Extract word for word the lines of the listing from its start to the line holding "import seaborn as sns", both ends kept; pictures are not part of the copy.

* * * * * * *

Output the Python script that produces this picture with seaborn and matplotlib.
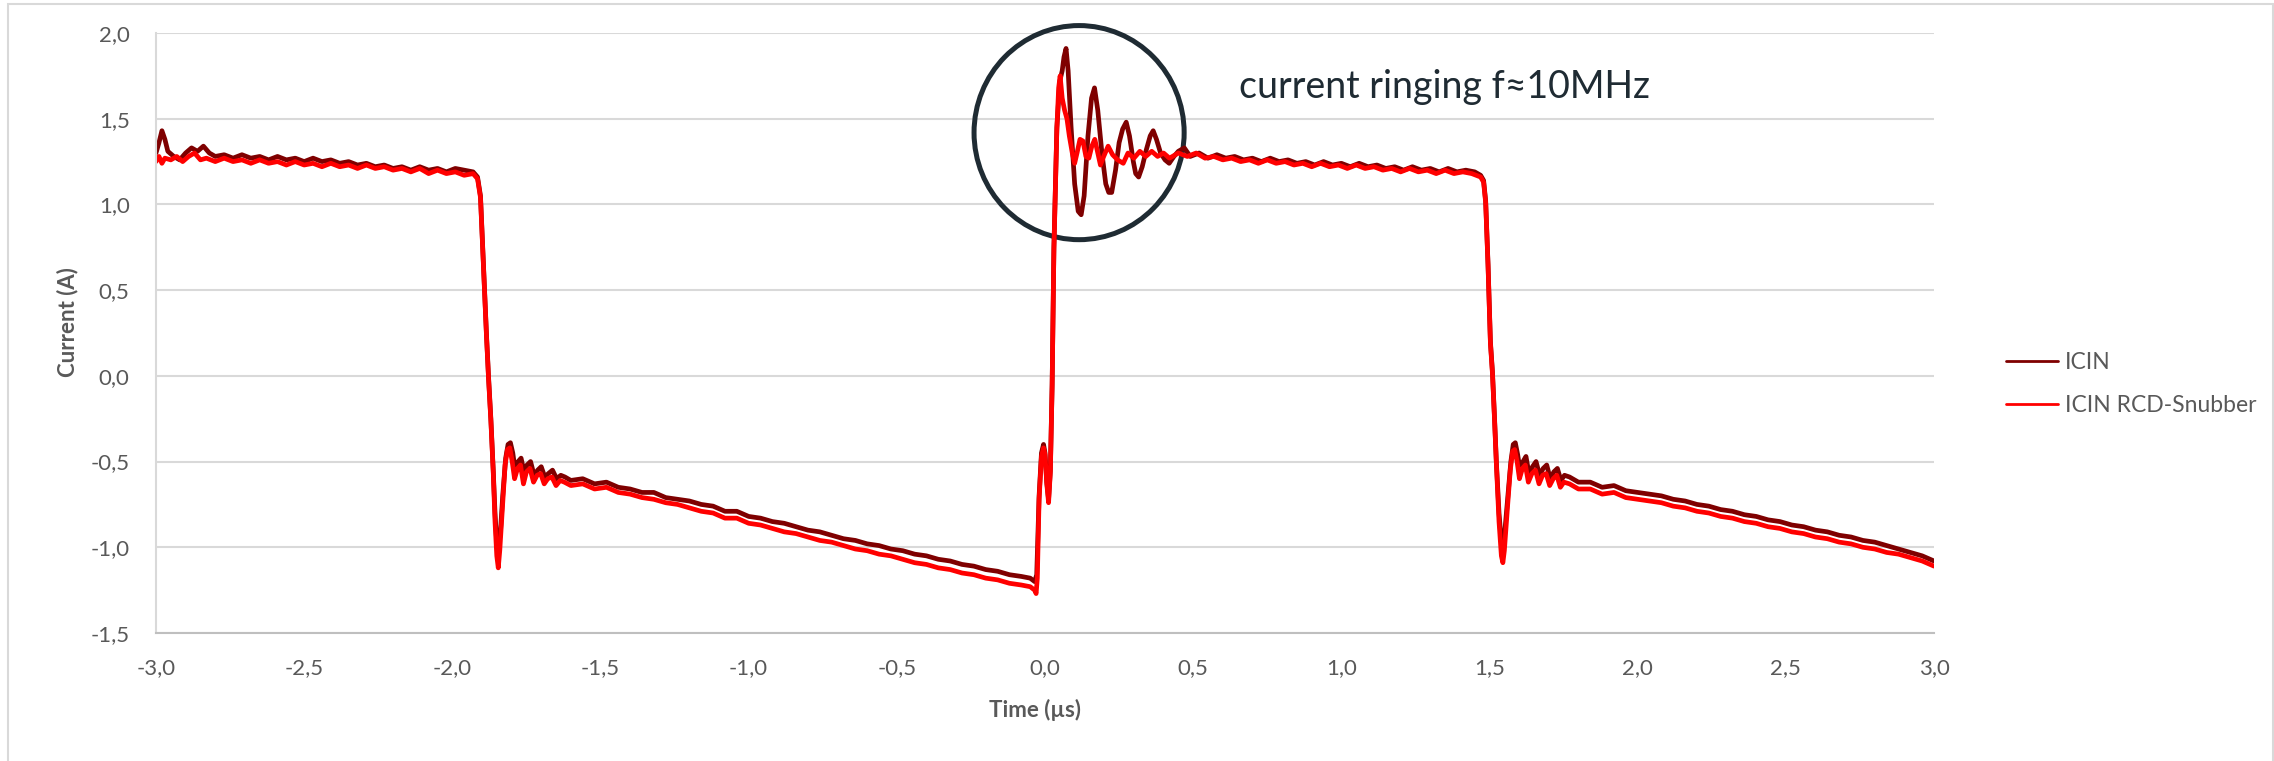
import matplotlib
matplotlib.use("Agg")
import matplotlib.pyplot as plt
from matplotlib.patches import Ellipse, Rectangle
import pandas as pd
import seaborn as sns

# ICIN (without snubber): time in us, current in A
icin_t = [-3.00, -2.99, -2.98, -2.97, -2.96, -2.94, -2.92, -2.90, -2.88, -2.86, -2.84, -2.82,
          -2.80, -2.77, -2.74, -2.71, -2.68, -2.65, -2.62, -2.59, -2.56, -2.53, -2.50, -2.47,
          -2.44, -2.41, -2.38, -2.35, -2.32, -2.29, -2.26, -2.23, -2.20, -2.17, -2.14, -2.11,
          -2.08, -2.05, -2.02, -1.99, -1.96, -1.93, -1.915, -1.905, -1.895, -1.885, -1.878,
          -1.870, -1.862, -1.856, -1.850, -1.845, -1.838, -1.830, -1.820, -1.812, -1.804,
          -1.796, -1.788, -1.778, -1.768, -1.758, -1.748, -1.736, -1.724, -1.712, -1.700,
          -1.688, -1.676, -1.662, -1.648, -1.634, -1.620, -1.60, -1.56, -1.52, -1.48, -1.44,
          -1.40, -1.36, -1.32, -1.28, -1.24, -1.20, -1.16, -1.12, -1.08, -1.04, -1.00, -0.96,
          -0.92, -0.88, -0.84, -0.80, -0.76, -0.72, -0.68, -0.64, -0.60, -0.56, -0.52, -0.48,
          -0.44, -0.40, -0.36, -0.32, -0.28, -0.24, -0.20, -0.16, -0.12, -0.08, -0.05, -0.035,
          -0.028, -0.020, -0.012, -0.005, 0.000, 0.006, 0.012, 0.018, 0.024, 0.030, 0.040,
          0.050, 0.058, 0.064, 0.071, 0.078, 0.088, 0.100, 0.112, 0.122, 0.132, 0.145, 0.157,
          0.167, 0.178, 0.192, 0.205, 0.215, 0.225, 0.238, 0.250, 0.262, 0.274, 0.285, 0.298,
          0.306, 0.316, 0.328, 0.342, 0.355, 0.365, 0.376, 0.390, 0.405, 0.419, 0.435, 0.450,
          0.47, 0.49, 0.52, 0.55, 0.58, 0.61, 0.64, 0.67, 0.70, 0.73, 0.76, 0.79, 0.82, 0.85,
          0.88, 0.91, 0.94, 0.97, 1.00, 1.03, 1.06, 1.09, 1.12, 1.15, 1.18, 1.21, 1.24, 1.27,
          1.30, 1.33, 1.36, 1.39, 1.42, 1.45, 1.47, 1.480, 1.487, 1.495, 1.503, 1.510, 1.517,
          1.523, 1.532, 1.540, 1.545, 1.552, 1.562, 1.572, 1.580, 1.587, 1.595, 1.603, 1.613,
          1.623, 1.633, 1.645, 1.657, 1.669, 1.681, 1.693, 1.705, 1.717, 1.729, 1.741, 1.753,
          1.77, 1.80, 1.84, 1.88, 1.92, 1.96, 2.00, 2.04, 2.08, 2.12, 2.16, 2.20, 2.24, 2.28,
          2.32, 2.36, 2.40, 2.44, 2.48, 2.52, 2.56, 2.60, 2.64, 2.68, 2.72, 2.76, 2.80, 2.84,
          2.88, 2.92, 2.96, 3.00]
icin_a = [1.30, 1.36, 1.43, 1.38, 1.31, 1.28, 1.26, 1.30, 1.33, 1.31, 1.34, 1.30,
          1.28, 1.29, 1.27, 1.29, 1.27, 1.28, 1.26, 1.28, 1.26, 1.27, 1.25, 1.27,
          1.25, 1.26, 1.24, 1.25, 1.23, 1.24, 1.22, 1.23, 1.21, 1.22, 1.20, 1.22,
          1.20, 1.21, 1.19, 1.21, 1.20, 1.19, 1.16, 1.05, 0.65, 0.25, 0.00,
          -0.25, -0.55, -0.80, -0.98, -1.00, -0.92, -0.70, -0.48, -0.40, -0.39,
          -0.45, -0.55, -0.50, -0.48, -0.56, -0.52, -0.50, -0.58, -0.55, -0.53,
          -0.59, -0.57, -0.55, -0.60, -0.58, -0.59, -0.61, -0.60, -0.63, -0.62, -0.65,
          -0.66, -0.68, -0.68, -0.71, -0.72, -0.73, -0.75, -0.76, -0.79, -0.79, -0.82, -0.83,
          -0.85, -0.86, -0.88, -0.90, -0.91, -0.93, -0.95, -0.96, -0.98, -0.99, -1.01, -1.02,
          -1.04, -1.05, -1.07, -1.08, -1.10, -1.11, -1.13, -1.14, -1.16, -1.17, -1.18, -1.20,
          -1.16, -0.70, -0.45, -0.40, -0.45, -0.62, -0.72, -0.55, -0.05, 0.75, 1.45,
          1.72, 1.78, 1.86, 1.91, 1.78, 1.45, 1.12, 0.96, 0.94, 1.05, 1.40, 1.62,
          1.68, 1.55, 1.30, 1.12, 1.07, 1.07, 1.20, 1.36, 1.44, 1.48, 1.40, 1.25,
          1.18, 1.16, 1.22, 1.32, 1.40, 1.43, 1.38, 1.30, 1.26, 1.24, 1.28, 1.31,
          1.33, 1.28, 1.30, 1.27, 1.29, 1.27, 1.28, 1.26, 1.27, 1.25, 1.27, 1.25, 1.26, 1.24,
          1.25, 1.23, 1.25, 1.23, 1.24, 1.22, 1.24, 1.22, 1.23, 1.21, 1.22, 1.20, 1.22, 1.20,
          1.21, 1.19, 1.21, 1.19, 1.20, 1.19, 1.17, 1.14, 1.02, 0.65, 0.20, 0.02, -0.25,
          -0.50, -0.80, -0.97, -0.98, -0.90, -0.70, -0.50, -0.40, -0.39, -0.46, -0.55, -0.50,
          -0.47, -0.57, -0.53, -0.50, -0.58, -0.54, -0.52, -0.60, -0.56, -0.54, -0.61, -0.58,
          -0.59, -0.62, -0.62, -0.65, -0.64, -0.67, -0.68, -0.69, -0.70, -0.72, -0.73, -0.75, -0.76, -0.78,
          -0.79, -0.81, -0.82, -0.84, -0.85, -0.87, -0.88, -0.90, -0.91, -0.93, -0.94, -0.96, -0.97, -0.99,
          -1.01, -1.03, -1.05, -1.08]

# ICIN with RCD snubber
snub_t = [-3.00, -2.99, -2.98, -2.97, -2.95, -2.93, -2.91, -2.89, -2.87, -2.85, -2.83,
          -2.80, -2.77, -2.74, -2.71, -2.68, -2.65, -2.62, -2.59, -2.56, -2.53, -2.50, -2.47,
          -2.44, -2.41, -2.38, -2.35, -2.32, -2.29, -2.26, -2.23, -2.20, -2.17, -2.14, -2.11,
          -2.08, -2.05, -2.02, -1.99, -1.96, -1.93, -1.915, -1.905, -1.895, -1.885, -1.878,
          -1.870, -1.862, -1.856, -1.850, -1.845, -1.840, -1.832, -1.822, -1.814, -1.806,
          -1.798, -1.790, -1.780, -1.770, -1.760, -1.750, -1.738, -1.726, -1.714, -1.702,
          -1.690, -1.678, -1.664, -1.650, -1.636, -1.622, -1.60, -1.56, -1.52, -1.48, -1.44,
          -1.40, -1.36, -1.32, -1.28, -1.24, -1.20, -1.16, -1.12, -1.08, -1.04, -1.00, -0.96,
          -0.92, -0.88, -0.84, -0.80, -0.76, -0.72, -0.68, -0.64, -0.60, -0.56, -0.52, -0.48,
          -0.44, -0.40, -0.36, -0.32, -0.28, -0.24, -0.20, -0.16, -0.12, -0.08, -0.05, -0.035,
          -0.030, -0.026, -0.020, -0.012, -0.005, 0.000, 0.006, 0.012, 0.018, 0.024, 0.030,
          0.040, 0.046, 0.051, 0.058, 0.066, 0.074, 0.082, 0.092, 0.100, 0.108, 0.118, 0.128,
          0.138, 0.148, 0.158, 0.168, 0.178, 0.187, 0.198, 0.213, 0.228, 0.245, 0.264,
          0.28, 0.30, 0.32, 0.34, 0.36, 0.38, 0.40, 0.42, 0.45, 0.48, 0.51, 0.54, 0.57, 0.60,
          0.63, 0.66, 0.69, 0.72, 0.75, 0.78, 0.81, 0.84, 0.87, 0.90, 0.93, 0.96, 0.99, 1.02,
          1.05, 1.08, 1.11, 1.14, 1.17, 1.20, 1.23, 1.26, 1.29, 1.32, 1.35, 1.38, 1.41, 1.44,
          1.47, 1.480, 1.487, 1.495, 1.503, 1.510, 1.517, 1.523, 1.532, 1.540, 1.545, 1.550,
          1.560, 1.570, 1.578, 1.585, 1.593, 1.601, 1.611, 1.621, 1.631, 1.643, 1.655, 1.667,
          1.679, 1.691, 1.703, 1.715, 1.727, 1.739, 1.751, 1.77, 1.80, 1.84, 1.88, 1.92, 1.96,
          2.00, 2.04, 2.08, 2.12, 2.16, 2.20, 2.24, 2.28, 2.32, 2.36, 2.40, 2.44, 2.48, 2.52,
          2.56, 2.60, 2.64, 2.68, 2.72, 2.76, 2.80, 2.84, 2.88, 2.92, 2.96, 3.00]
snub_a = [1.25, 1.28, 1.24, 1.27, 1.26, 1.28, 1.25, 1.28, 1.30, 1.26, 1.27,
          1.25, 1.27, 1.25, 1.26, 1.24, 1.26, 1.24, 1.25, 1.23, 1.25, 1.23, 1.24,
          1.22, 1.24, 1.22, 1.23, 1.21, 1.23, 1.21, 1.22, 1.20, 1.21, 1.19, 1.21,
          1.18, 1.20, 1.18, 1.19, 1.17, 1.18, 1.15, 1.04, 0.64, 0.24, -0.01,
          -0.26, -0.56, -0.85, -1.05, -1.12, -1.02, -0.80, -0.52, -0.43, -0.42,
          -0.50, -0.60, -0.54, -0.52, -0.63, -0.56, -0.54, -0.62, -0.58, -0.57,
          -0.63, -0.60, -0.59, -0.64, -0.61, -0.62, -0.64, -0.63, -0.66, -0.65, -0.68,
          -0.69, -0.71, -0.72, -0.74, -0.75, -0.77, -0.79, -0.80, -0.83, -0.83, -0.86, -0.87,
          -0.89, -0.91, -0.92, -0.94, -0.96, -0.97, -0.99, -1.01, -1.02, -1.04, -1.05, -1.07,
          -1.09, -1.10, -1.12, -1.13, -1.15, -1.16, -1.18, -1.19, -1.21, -1.22, -1.23, -1.25,
          -1.27, -1.18, -0.72, -0.47, -0.42, -0.46, -0.63, -0.74, -0.56, -0.06, 0.74,
          1.44, 1.68, 1.75, 1.62, 1.55, 1.50, 1.40, 1.30, 1.24, 1.30, 1.38, 1.37,
          1.28, 1.27, 1.34, 1.38, 1.30, 1.23, 1.28, 1.34, 1.29, 1.26, 1.24,
          1.30, 1.27, 1.31, 1.28, 1.31, 1.28, 1.30, 1.27, 1.30, 1.28, 1.30, 1.27, 1.28, 1.26,
          1.27, 1.25, 1.26, 1.24, 1.26, 1.24, 1.25, 1.23, 1.24, 1.22, 1.24, 1.22, 1.23, 1.21,
          1.23, 1.21, 1.22, 1.20, 1.21, 1.19, 1.21, 1.19, 1.20, 1.18, 1.20, 1.18, 1.19, 1.18,
          1.16, 1.13, 1.01, 0.64, 0.19, 0.01, -0.26, -0.51, -0.85, -1.05, -1.09, -1.02,
          -0.78, -0.55, -0.44, -0.43, -0.50, -0.60, -0.54, -0.52, -0.62, -0.57, -0.55, -0.63,
          -0.58, -0.57, -0.64, -0.60, -0.58, -0.65, -0.62, -0.63, -0.66, -0.66, -0.69, -0.68, -0.71,
          -0.72, -0.73, -0.74, -0.76, -0.77, -0.79, -0.80, -0.82, -0.83, -0.85, -0.86, -0.88, -0.89, -0.91,
          -0.92, -0.94, -0.95, -0.97, -0.98, -1.00, -1.01, -1.03, -1.04, -1.06, -1.08, -1.11]

series_names = ["ICIN", "ICIN RCD-Snubber"]
series_colors = ["#7f0000", "#ff0000"]

xtick_vals = [-3.0, -2.5, -2.0, -1.5, -1.0, -0.5, 0.0, 0.5, 1.0, 1.5, 2.0, 2.5, 3.0]
xtick_labels = ["-3,0", "-2,5", "-2,0", "-1,5", "-1,0", "-0,5", "0,0", "0,5", "1,0", "1,5", "2,0", "2,5", "3,0"]
ytick_vals = [-1.5, -1.0, -0.5, 0.0, 0.5, 1.0, 1.5, 2.0]
ytick_labels = ["-1,5", "-1,0", "-0,5", "0,0", "0,5", "1,0", "1,5", "2,0"]

df = pd.concat([
    pd.DataFrame({"Time": icin_t, "Current": icin_a, "Series": series_names[0]}),
    pd.DataFrame({"Time": snub_t, "Current": snub_a, "Series": series_names[1]}),
])

sns.set_theme(style="white")
plt.rcParams["font.family"] = ["Lato", "DejaVu Sans"]
grey = "#595959"

fig = plt.figure(figsize=(22.74, 7.61), dpi=100)
ax = fig.add_axes([0.0686, 0.1682, 0.7819, 0.7884])

sns.lineplot(data=df, x="Time", y="Current", hue="Series", hue_order=series_names,
             palette=dict(zip(series_names, series_colors)), estimator=None, sort=False,
             lw=3.4, ax=ax)

ax.set_xlim(-3.0, 3.0)
ax.set_ylim(-1.5, 2.0)
ax.set_xticks(xtick_vals)
ax.set_xticklabels(xtick_labels)
ax.set_yticks(ytick_vals)
ax.set_yticklabels(ytick_labels)
ax.tick_params(axis="x", length=0, pad=18, labelsize=16, labelcolor=grey)
ax.tick_params(axis="y", length=0, pad=19, labelsize=16, labelcolor=grey)
ax.yaxis.grid(True, color="#d9d9d9", lw=1.5)
ax.xaxis.grid(False)
for s in ["top", "right"]:
    ax.spines[s].set_visible(False)
ax.spines["left"].set_color("#d9d9d9")
ax.spines["left"].set_linewidth(1.5)
ax.spines["bottom"].set_color("#bfbfbf")
ax.spines["bottom"].set_linewidth(1.5)

ax.set_xlabel("Time (µs)", fontsize=16, fontweight="bold", color=grey)
ax.set_ylabel("Current (A)", fontsize=16, fontweight="bold", color=grey)
ax.xaxis.set_label_coords(0.4944, -0.128)
ax.xaxis.label.set_va("center")
ax.yaxis.set_label_coords(-0.0495, 0.518)
ax.yaxis.label.set_va("center")

sns.move_legend(ax, "center left", bbox_to_anchor=(1.0287, 0.415), frameon=False, title=None,
                fontsize=16.5, handlelength=2.3, handletextpad=0.3, labelspacing=1.0)
for line in ax.get_legend().get_lines():
    line.set_linewidth(2)
for txt in ax.get_legend().get_texts():
    txt.set_color(grey)

# ringing marker
ax.add_patch(Ellipse((0.115, 1.419), 0.709, 1.249, fill=False, ec="#1f2b33", lw=3.6, clip_on=False))
ax.text(0.655, 1.621, "current ringing f≈10MHz", fontsize=27, color="#1f2b33",
        ha="left", va="baseline", clip_on=False)

fig.add_artist(Rectangle((8 / 2274, -0.05), 2265 / 2274, 1.05 - 4 / 761,
                         transform=fig.transFigure, fill=False, ec="#d9d9d9", lw=1.5))

fig.savefig("out.png", dpi=100)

* * * * * * *

Final answer
Output the Python script that produces this picture with seaborn and matplotlib.
import matplotlib
matplotlib.use("Agg")
import matplotlib.pyplot as plt
from matplotlib.patches import Ellipse, Rectangle
import pandas as pd
import seaborn as sns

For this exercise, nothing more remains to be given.